600/700-Level Courses

  • EH 646: Practicum in Teaching Writing
    Instructor: Wells

    This course will introduce theories and practical strategies for teaching college writing. We will study how to design courses and assignments, respond to and grade writing, and plan and lead class sessions. Students will observe instructors, practice commenting on papers, design writing assignments and units, and plan and demonstrate a class session appropriate for a Freshman English course.  

  • EH 693-2F: Animal Studies in Literature
    Instructor: Bach

    In this graduate seminar we will read and discuss the most important theory about nonhuman animals and our, human animal, relations with them. Theoretical texts will include work by Jacques Derrida, Cary Wolfe, Donna Haraway, and Erica Fudge. We will also read literature together, both poetry and prose. I anticipate teaching essays and some scientific studies of nonhuman animals as well. Students will write responses to the texts we read together and a seminar paper. 

    For the seminar paper: Creative writers may write creative non-fiction about nonhuman animals and relations to them. Rhetoric and composition students may write studies of nonhuman animals and relations.
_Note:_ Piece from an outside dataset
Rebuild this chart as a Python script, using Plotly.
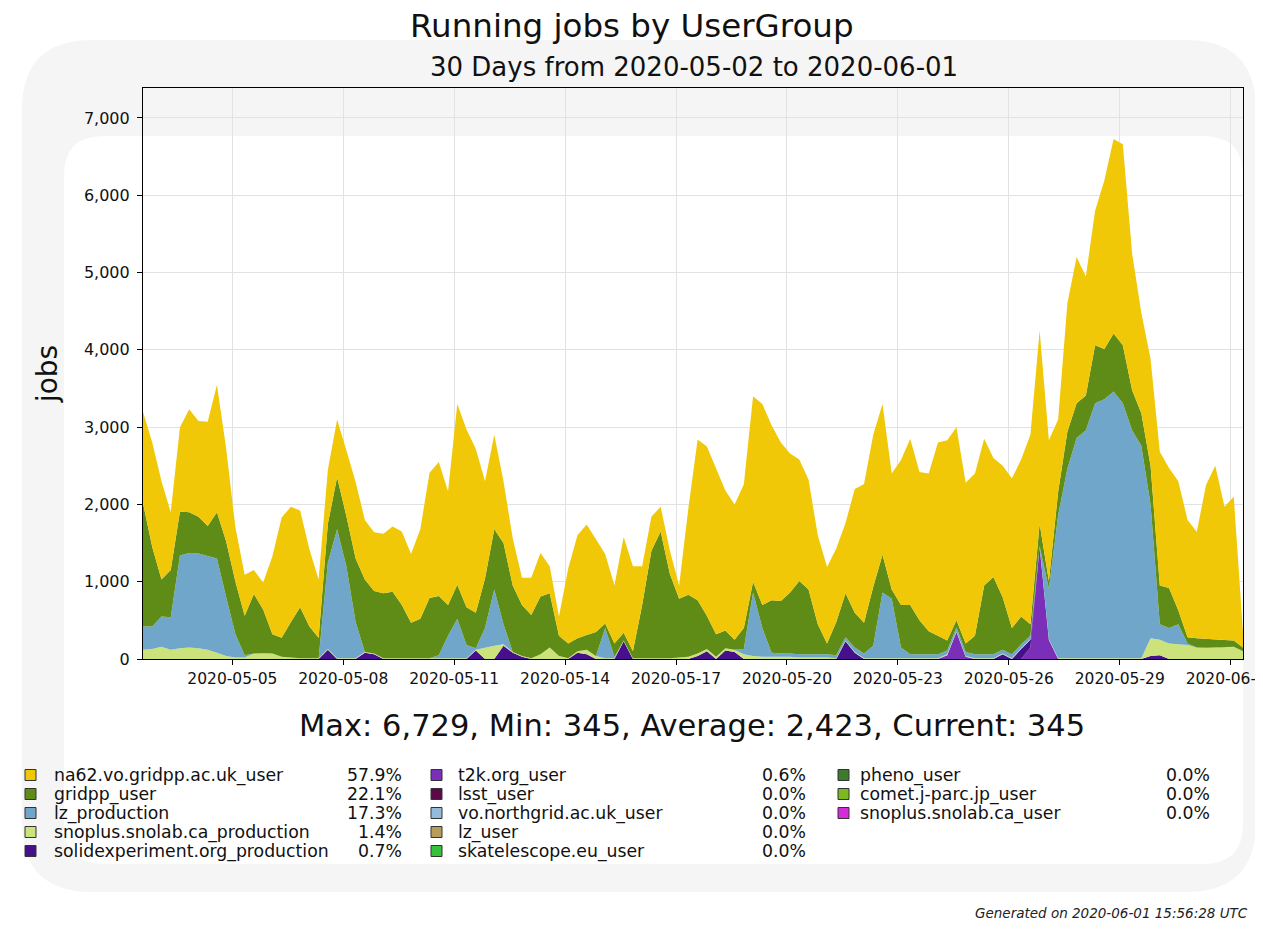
import plotly.graph_objects as go
import pandas as pd

# The page body has an 8px margin, so the figure is drawn at (8, 8) on screen.
OFF = 8
W, H = 1263 - 2 * OFF, 930 - 2 * OFF
PL, PR, PT, PB = 143, 1243, 88, 659  # plot area in screen pixels

# ---------------- data (6-hourly samples) ----------------
times = pd.date_range("2020-05-02 14:00", periods=120, freq="6h")

na62 = [1185, 1350, 1270, 750, 1090, 1330, 1240, 1350, 1650, 1200,
        700, 530, 310, 350, 1010, 1555, 1490, 1250, 1000, 755,
        700, 750, 850, 990, 770, 760, 770, 845, 950, 890,
        1160, 1620, 1735, 1470, 2340, 2300, 2120, 1260, 1220, 800,
        610, 350, 480, 560, 350, 250, 970, 1330, 1430, 1200,
        900, 750, 1240, 1100, 500, 440, 320, 300, 170, 1120,
        2080, 2190, 2140, 1810, 1750, 1860, 2400, 2600, 2265, 2050,
        1800, 1570, 1420, 1150, 990, 950, 910, 1600, 1795, 1965,
        1950, 1500, 1875, 2150, 1920, 2040, 2500, 2590, 2500, 2080,
        2100, 1900, 1540, 1700, 1940, 2030, 2450, 2500, 1820, 940,
        1660, 1890, 1540, 1740, 2180, 2519, 2600, 1770, 1300, 1380,
        1730, 1550, 1670, 1520, 1375, 1990, 2250, 1725, 1860, 195]

gridpp = [1595, 1030, 480, 610, 570, 530, 475, 390, 600, 720,
          680, 510, 770, 565, 250, 245, 460, 660, 410, 265,
          500, 670, 650, 820, 940, 810, 840, 860, 690, 460,
          510, 780, 765, 400, 440, 490, 460, 640, 780, 1050,
          860, 660, 560, 750, 700, 260, 190, 170, 190, 310,
          60, 170, 100, 90, 690, 1390, 1640, 1090, 760, 800,
          690, 430, 290, 230, 130, 270, 140, 300, 680, 680,
          790, 950, 840, 390, 140, 430, 570, 450, 400, 765,
          490, 120, 550, 640, 440, 300, 240, 130, 90, 110,
          240, 890, 1000, 680, 340, 360, 150, 290, 100, 300,
          480, 450, 450, 750, 650, 750, 750, 520, 420, 500,
          500, 520, 180, 80, 120, 115, 100, 85, 80, 50]

lz_production = [300, 290, 390, 420, 1200, 1220, 1225, 1210, 1220, 760,
                 300, 30, 0, 0, 0, 0, 0, 0, 0, 0,
                 1120, 1670, 1190, 470, 0, 0, 0, 0, 0, 0,
                 0, 0, 40, 290, 510, 170, 20, 250, 730, 260,
                 0, 0, 0, 0, 0, 0, 0, 0, 0, 0,
                 390, 20, 0, 0, 0, 0, 0, 0, 0, 0,
                 0, 0, 0, 0, 0, 70, 820, 370, 50, 40,
                 40, 40, 40, 40, 40, 40, 40, 60, 60, 160,
                 850, 770, 140, 50, 50, 50, 50, 50, 50, 50,
                 50, 50, 50, 50, 50, 50, 40, 0, 650, 1850,
                 2450, 2850, 2950, 3300, 3350, 3450, 3300, 2950, 2750, 1730,
                 200, 200, 260, 20, 0, 0, 0, 0, 0, 0]

snoplus_production = [120, 130, 160, 120, 140, 150, 140, 120, 80, 40,
                      20, 20, 70, 75, 70, 30, 20, 10, 10, 10,
                      10, 10, 10, 10, 10, 10, 10, 10, 10, 10,
                      10, 10, 10, 10, 10, 10, 10, 150, 170, 20,
                      10, 10, 10, 60, 150, 40, 10, 20, 60, 40,
                      10, 10, 10, 10, 10, 10, 10, 10, 20, 30,
                      30, 30, 30, 30, 30, 60, 40, 30, 30, 30,
                      30, 20, 20, 20, 20, 10, 10, 10, 10, 10,
                      10, 10, 10, 10, 10, 10, 10, 10, 10, 10,
                      10, 10, 10, 10, 10, 10, 10, 10, 10, 10,
                      10, 10, 10, 10, 10, 10, 10, 10, 10, 230,
                      200, 200, 190, 180, 150, 145, 150, 160, 160, 100]

solid_production = [0, 0, 0, 0, 0, 0, 0, 0, 0, 0,
                    0, 0, 0, 0, 0, 0, 0, 0, 0, 0,
                    120, 0, 0, 0, 80, 60, 0, 0, 0, 0,
                    0, 0, 0, 0, 0, 0, 110, 0, 0, 170,
                    80, 30, 0, 0, 0, 0, 0, 80, 60, 0,
                    0, 0, 230, 0, 0, 0, 0, 0, 0, 0,
                    40, 100, 0, 110, 90, 0, 0, 0, 0, 0,
                    0, 0, 0, 0, 0, 0, 230, 80, 0, 0,
                    0, 0, 0, 0, 0, 0, 0, 0, 0, 0,
                    0, 0, 0, 60, 0, 130, 100, 0, 0, 0,
                    0, 0, 0, 0, 0, 0, 0, 0, 0, 40,
                    50, 0, 0, 0, 0, 0, 0, 0, 0, 0]

t2k = [0, 0, 0, 0, 0, 0, 0, 0, 0, 0,
       0, 0, 0, 0, 0, 0, 0, 0, 0, 0,
       0, 0, 0, 0, 0, 0, 0, 0, 0, 0,
       0, 0, 0, 0, 0, 0, 0, 0, 0, 0,
       0, 0, 0, 0, 0, 0, 0, 0, 0, 0,
       0, 0, 0, 0, 0, 0, 0, 0, 0, 0,
       0, 0, 0, 0, 0, 0, 0, 0, 0, 0,
       0, 0, 0, 0, 0, 0, 0, 0, 0, 0,
       0, 0, 0, 0, 0, 0, 0, 50, 350, 30,
       0, 0, 0, 0, 0, 0, 150, 1450, 250, 0,
       0, 0, 0, 0, 0, 0, 0, 0, 0, 0,
       0, 0, 0, 0, 0, 0, 0, 0, 0, 0]

y_ticks = [0, 1000, 2000, 3000, 4000, 5000, 6000, 7000]
y_max = 7388

legend_names = ["na62.vo.gridpp.ac.uk_user", "gridpp_user", "lz_production",
                "snoplus.snolab.ca_production", "solidexperiment.org_production",
                "t2k.org_user", "lsst_user", "vo.northgrid.ac.uk_user", "lz_user",
                "skatelescope.eu_user",
                "pheno_user", "comet.j-parc.jp_user", "snoplus.snolab.ca_user"]
legend_pcts = ["57.9%", "22.1%", "17.3%", "1.4%", "0.7%",
               "0.6%", "0.0%", "0.0%", "0.0%", "0.0%",
               "0.0%", "0.0%", "0.0%"]
legend_colors = ["#F0C808", "#5E8C16", "#6FA6CA", "#CCE27A", "#46108C",
                 "#7B2FB8", "#5A0A46", "#94BCDA", "#B89C5C", "#33C23A",
                 "#3E7A2E", "#7DB821", "#D42CDA"]

title = "Running jobs by UserGroup"
subtitle = "30 Days from 2020-05-02 to 2020-06-01"
stats = "Max: 6,729, Min: 345, Average: 2,423, Current: 345"
generated = "Generated on 2020-06-01 15:56:28 UTC"

# stacking order bottom -> top
stack = [
    ("t2k.org_user", t2k, "#7B2FB8"),
    ("solidexperiment.org_production", solid_production, "#46108C"),
    ("snoplus.snolab.ca_production", snoplus_production, "#CCE27A"),
    ("lz_production", lz_production, "#6FA6CA"),
    ("gridpp_user", gridpp, "#5E8C16"),
    ("na62.vo.gridpp.ac.uk_user", na62, "#F0C808"),
]

FONT = "DejaVu Sans"


def px(x):
    return (x - PL) / (PR - PL)


def py(y):
    return (PB - y) / (PB - PT)


fig = go.Figure()
for name, vals, col in stack:
    fig.add_trace(go.Scatter(
        x=times, y=vals, name=name, mode="lines", stackgroup="one",
        line=dict(width=0, color=col), fillcolor=col, showlegend=False,
        hoverinfo="x+y+name"))

shapes = []


def rounded_rect(x0, y0, x1, y1, r):
    return (f"M {px(x0+r)} {py(y0)} L {px(x1-r)} {py(y0)} "
            f"Q {px(x1)} {py(y0)} {px(x1)} {py(y0+r)} L {px(x1)} {py(y1-r)} "
            f"Q {px(x1)} {py(y1)} {px(x1-r)} {py(y1)} L {px(x0+r)} {py(y1)} "
            f"Q {px(x0)} {py(y1)} {px(x0)} {py(y1-r)} L {px(x0)} {py(y0+r)} "
            f"Q {px(x0)} {py(y0)} {px(x0+r)} {py(y0)} Z")


# faint watermark-like rounded frame
shapes.append(dict(type="path", xref="paper", yref="paper", layer="below",
                   path=rounded_rect(22, 40, 1256, 892, 70),
                   fillcolor="#F5F5F5", line=dict(width=0)))
shapes.append(dict(type="path", xref="paper", yref="paper", layer="below",
                   path=rounded_rect(64, 136, 1243, 864, 40),
                   fillcolor="#FFFFFF", line=dict(width=0)))

annotations = []
annotations.append(dict(text=title, xref="paper", yref="paper", x=px(632), y=py(26),
                        showarrow=False, xanchor="center", yanchor="middle",
                        font=dict(family=FONT, size=32.5, color="#111")))
annotations.append(dict(text=subtitle, xref="paper", yref="paper", x=px(694), y=py(67),
                        showarrow=False, xanchor="center", yanchor="middle",
                        font=dict(family=FONT, size=26, color="#111")))
annotations.append(dict(text=stats, xref="paper", yref="paper", x=px(692), y=py(725),
                        showarrow=False, xanchor="center", yanchor="middle",
                        font=dict(family=FONT, size=30.5, color="#111")))
annotations.append(dict(text="<i>" + generated + "</i>", xref="paper", yref="paper",
                        x=px(1250), y=py(913), showarrow=False, xanchor="right",
                        yanchor="middle", font=dict(family=FONT, size=13.5, color="#222")))

# custom legend: 3 columns
col_sq = [25, 431, 838]
col_lbl = [52, 456, 858]
col_pct = [404, 808, 1212]
rows_y = [775, 794, 813, 832, 851]
cols = [range(0, 5), range(5, 10), range(10, 13)]
for c, idxs in enumerate(cols):
    for r, k in enumerate(idxs):
        yc = rows_y[r]
        shapes.append(dict(type="rect", xref="paper", yref="paper",
                           x0=px(col_sq[c]), x1=px(col_sq[c] + 11),
                           y0=py(yc + 5.5), y1=py(yc - 5.5),
                           fillcolor=legend_colors[k], line=dict(color="#333", width=1)))
        annotations.append(dict(text=legend_names[k], xref="paper", yref="paper",
                                x=px(col_lbl[c]), y=py(yc), showarrow=False,
                                xanchor="left", yanchor="middle",
                                font=dict(family=FONT, size=17.3, color="#111")))
        annotations.append(dict(text=legend_pcts[k], xref="paper", yref="paper",
                                x=px(col_pct[c]), y=py(yc), showarrow=False,
                                xanchor="right", yanchor="middle",
                                font=dict(family=FONT, size=17.3, color="#111")))

fig.update_layout(
    width=W, height=H, autosize=False,
    margin=dict(l=PL - OFF, r=W - (PR - OFF), t=PT - OFF, b=H - (PB - OFF), pad=0),
    paper_bgcolor="white", plot_bgcolor="rgba(0,0,0,0)",
    shapes=shapes, annotations=annotations, showlegend=False,
    font=dict(family=FONT, color="#111"),
)
fig.update_xaxes(
    type="date", range=[times[0], times[-1]], automargin=False,
    tick0="2020-05-05", dtick=3 * 86400000, tickformat="%Y-%m-%d",
    ticklabeloverflow="allow",
    showgrid=True, gridcolor="#E2E2E2", gridwidth=1,
    showline=True, linecolor="black", linewidth=1.2, mirror=True,
    ticks="outside", ticklen=5, tickcolor="black",
    tickfont=dict(family=FONT, size=15.5, color="#111"),
)
fig.update_yaxes(
    range=[0, y_max], tickvals=y_ticks, tickformat=",d", automargin=False,
    showgrid=True, gridcolor="#E2E2E2", gridwidth=1,
    showline=True, linecolor="black", linewidth=1.2, mirror=True,
    ticks="outside", ticklen=5, tickcolor="black", ticklabelstandoff=4,
    tickfont=dict(family=FONT, size=16, color="#111"),
    title=dict(text="jobs", font=dict(family=FONT, size=28, color="#111"), standoff=18),
    zeroline=False,
)

fig.write_html("out.html")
Literature students, and others if they wish, will write literary criticism.

    Subjects of discussion will include: what nonhuman animals can do that we cannot; how human development affects the other species we live among; how we hunt and eat other animals; how we love other animals; pet-keeping and zoos; our similarities and differences from other animals; nonhuman animals and children; nonhuman animals in children's literature, literature for adults, film, tv, and the internet.